Es licenciada en Letras por la Universidad de Buenos Aires, estudiante de literatura
inglesa en Manchester, ciudad en la que residió varios años, y doctora en Teoría
Literaria y Literatura Comparada por la Universidad de Barcelona. Es narradora, gestora
cultural y periodista. Es autora del libro de relatos Algunas familias normales (2016), de
la novela La casa llena de gente (2019), y de la que comento aquí, La vida en
miniatura. Admiradora de escritoras como Virginia Woolf, Silvina Ocampo, Natalia
Ginzburg y Clarice Lispector, le fascina el humor de la literatura inglesa cuando “en la
hispano-americana veo una tendencia al dramatismo. Una oscuridad vinculada a lo
político, a lo social”, afirmación que sorprenderá a más de un lector, entre los que me
cuento. Más interesante y exacto es cuando afirma que “escribir como lo hago significa
hacerlo a la contra. Construyo siempre mis historias a partir de los personajes, no de los temas”.

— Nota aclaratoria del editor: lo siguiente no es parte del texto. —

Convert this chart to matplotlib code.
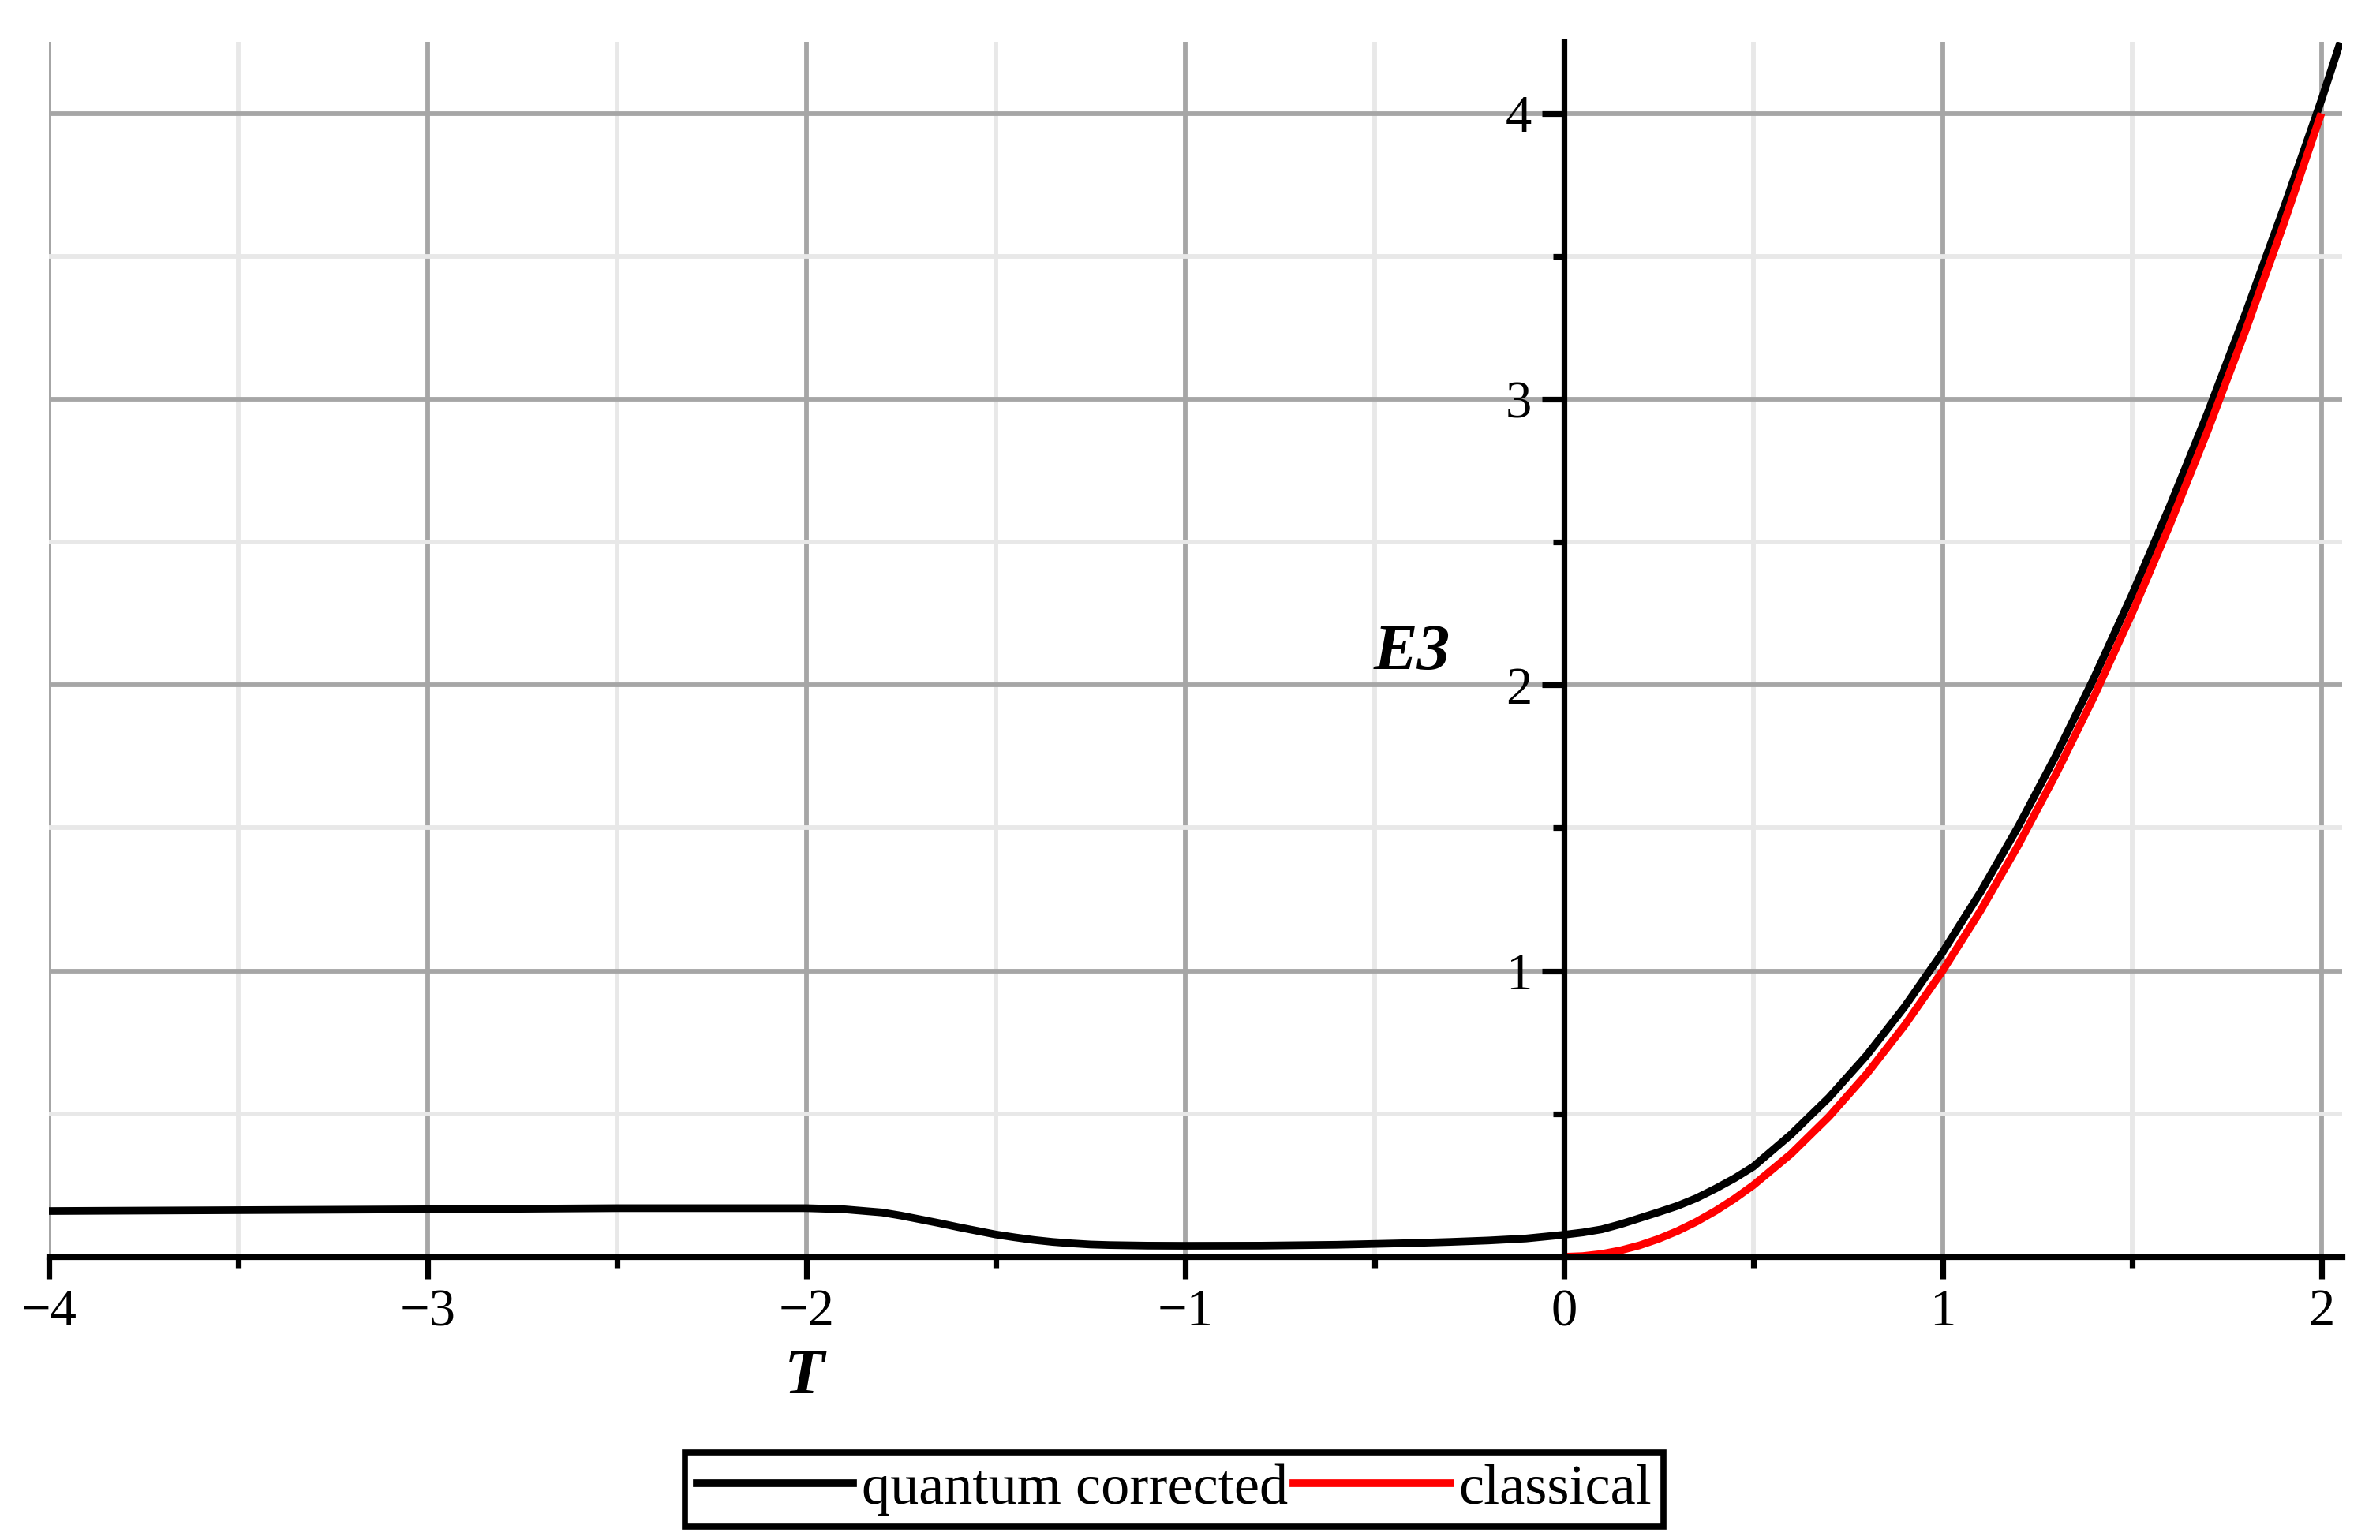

Y eso explica en parte la originalidad de La vida en miniatura. Los personajes
marcan el desarrollo argumental, y no al revés, de ahí la extrañeza del lector,
acostumbrado a planteamientos más convencionales. Todos tienen una personalidad
muy marcada y la relación entre ellos puede resultar tan apasionante como conflictiva.
La protagonista es Dorothea Doods, una mujer de 42 años –aunque podría tener más
porque en un momento determinado se nos dice que está al borde de la tercera edad–
que emprende un viaje a Londres para encontrarse con su padre, un famoso pintor.

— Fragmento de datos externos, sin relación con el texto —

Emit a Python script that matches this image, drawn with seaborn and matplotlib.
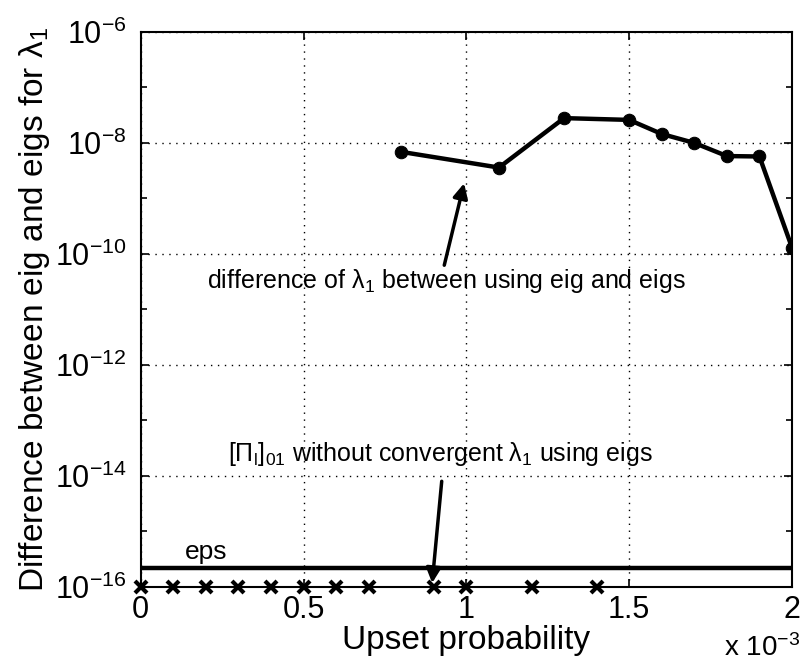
import matplotlib
matplotlib.use("Agg")
import matplotlib.pyplot as plt
import matplotlib.ticker as mticker
import seaborn as sns
import numpy as np
import pandas as pd

# data (x in real units, shown as x 10^-3)
upset_prob = [0.0008, 0.0011, 0.0013, 0.0015, 0.0016, 0.0017, 0.0018, 0.0019, 0.0020]
lambda_diff = [6.9e-9, 3.6e-9, 2.8e-8, 2.6e-8, 1.45e-8, 1.0e-8, 5.8e-9, 5.7e-9, 1.3e-10]

no_conv_prob = [0.0, 0.0001, 0.0002, 0.0003, 0.0004, 0.0005, 0.0006, 0.0007,
                0.0009, 0.0010, 0.0012, 0.0014]
no_conv_level = 1e-16

eps_value = 2.22e-16
x_ticks = [0, 0.0005, 0.001, 0.0015, 0.002]
x_tick_labels = ["0", "0.5", "1", "1.5", "2"]
y_ticks = [1e-16, 1e-14, 1e-12, 1e-10, 1e-8, 1e-6]

df = pd.DataFrame({"p": upset_prob, "diff": lambda_diff})

sns.set_style("ticks", {"text.color": "black", "axes.labelcolor": "black",
                        "xtick.color": "black", "ytick.color": "black",
                        "axes.edgecolor": "black"})
plt.rcParams["font.family"] = ["Liberation Sans", "DejaVu Sans"]
plt.rcParams["mathtext.fontset"] = "custom"
plt.rcParams["mathtext.rm"] = "Liberation Sans"
plt.rcParams["mathtext.it"] = "Liberation Sans"
plt.rcParams["mathtext.bf"] = "Liberation Sans:bold"

fig = plt.figure(figsize=(8, 6.72), dpi=100)
ax = fig.add_axes([0.176, 0.1265, 0.814, 0.826])

sns.lineplot(data=df, x="p", y="diff", ax=ax, color="black", lw=3.2,
             marker="o", markersize=9, markeredgecolor="black")
ax.axhline(eps_value, color="black", lw=3.2)
ax.plot(no_conv_prob, [no_conv_level] * len(no_conv_prob), ls="none",
        marker="x", color="black", markersize=9, mew=3, clip_on=False, zorder=5)

ax.set_yscale("log")
ax.set_xlim(0, 0.002)
ax.set_ylim(1e-16, 1e-6)
ax.set_xticks(x_ticks)
ax.set_xticklabels(x_tick_labels)
ax.set_yticks(y_ticks)
ax.yaxis.set_minor_locator(mticker.FixedLocator([1e-15, 1e-13, 1e-11, 1e-9, 1e-7]))
ax.yaxis.set_minor_formatter(mticker.NullFormatter())
ax.tick_params(axis="both", which="both", direction="in", top=True, right=True,
               labelsize=22, width=1.2, colors="black")
ax.tick_params(axis="both", which="major", length=6)
ax.tick_params(axis="y", which="major", pad=10)
ax.tick_params(axis="x", which="major", pad=6)
ax.tick_params(axis="y", which="minor", length=4)
for s in ax.spines.values():
    s.set_linewidth(1.5)
    s.set_visible(True)
    s.set_color("black")

ax.grid(True, which="major", ls=(0, (1, 4)), color="black", lw=1)

ax.set_xlabel("Upset probability", fontsize=24, labelpad=0, color="black")
ax.set_ylabel(r"Difference between eig and eigs for $\mathregular{λ_1}$", fontsize=24,
              labelpad=2, color="black")
ax.text(1.012, -0.085, r"x 10$^{-3}$", transform=ax.transAxes, fontsize=20,
        ha="right", va="top", color="black")

ax.text(0.00094, 3.2e-11, r"difference of $\mathregular{λ_1}$ between using eig and eigs",
        fontsize=18, ha="center", va="center", color="black")
ax.annotate("", xy=(0.000995, 2.1e-9), xytext=(0.00093, 5.6e-11),
            arrowprops=dict(arrowstyle="-|>", color="black", lw=2.5, mutation_scale=22))

ax.text(0.00092, 2.5e-14, r"$[\Pi_{\mathregular{l}}]_{01}$ without convergent $\mathregular{λ_1}$ using eigs",
        fontsize=18, ha="center", va="center", color="black")
ax.annotate("", xy=(0.000894, 1.05e-16), xytext=(0.000925, 9e-15),
            arrowprops=dict(arrowstyle="-|>", color="black", lw=2.5, mutation_scale=22))

ax.text(0.0002, 4.3e-16, "eps", fontsize=19, ha="center", va="center", color="black")

fig.savefig("out.png", dpi=100)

Y ahí surge uno de los conflictos de la protagonista: una buena dibujante, pero
anónima, ya que nunca ha recibido el apoyo del padre. Una frustración que llega a su
punto más dramático en el impactante último capítulo del libro.
Otro conflicto es su relación con el fantasioso Ricardo, en un desenlace no
menos dramático e impactante. Tampoco está libre de la relación con su hermano
Enrique, un nómada que lleva treinta años vagando por el mundo, “un torbellino
encerrado en un cuerpo diminuto”. De joven fueron apareciendo los problemas con el
alcohol, las drogas, la peleas en los bares. La comunicación entre los hermanos es por
carta. Con su prima, la excéntrica Mary y su “carácter de libélula libre”, se encuentra a
gusto y sus charlas le resultan sanadoras.
La vida de Dorothea está marcada por los viajes. En Inglaterra el verde es tan
intenso “que dan ganas de morderlo”. En Londres nos detenemos en Victoria Station, en
la estación de Saint Albans, en Covent Garden y, sobre todo, en “el paraíso terrenal” de
Kew Gardens, “conozco pocos sitios tan espectaculares”, donde va a tener lugar el
intenso final de la novela.
Curioso que en ningún momento mencione que allí se encuentra el celebrado
Jardín Botánico, una de la joyas de la ciudad, que refleja –símbolo de alta civilización–
el amor por la naturaleza de los ingleses. De Buenos Aires apenas si salen los bosques
de Palermo. Un interés especial tiene la estancia en Liverpool. Allí aparece Father
Mackenzie, el de la canción de los Beatles Eleanor Rigby, cosiendo sus calcetines o
“writting the words of a sermon that no one will hear” (escribiendo las palabras de un
sermón que nadie escuchará). Y cuando aparece Martha, inevitablemente pensamos en
la canción Martha my dear. Los autores ingleses están siempre presentes, sobre todo en
los epígrafes que acompañan a cada capítulo, como Charlotte Brontë, Elizabeth
Browning, Mary Shelley o Emily Dickinson. Buenos maestros de una excelente discípula.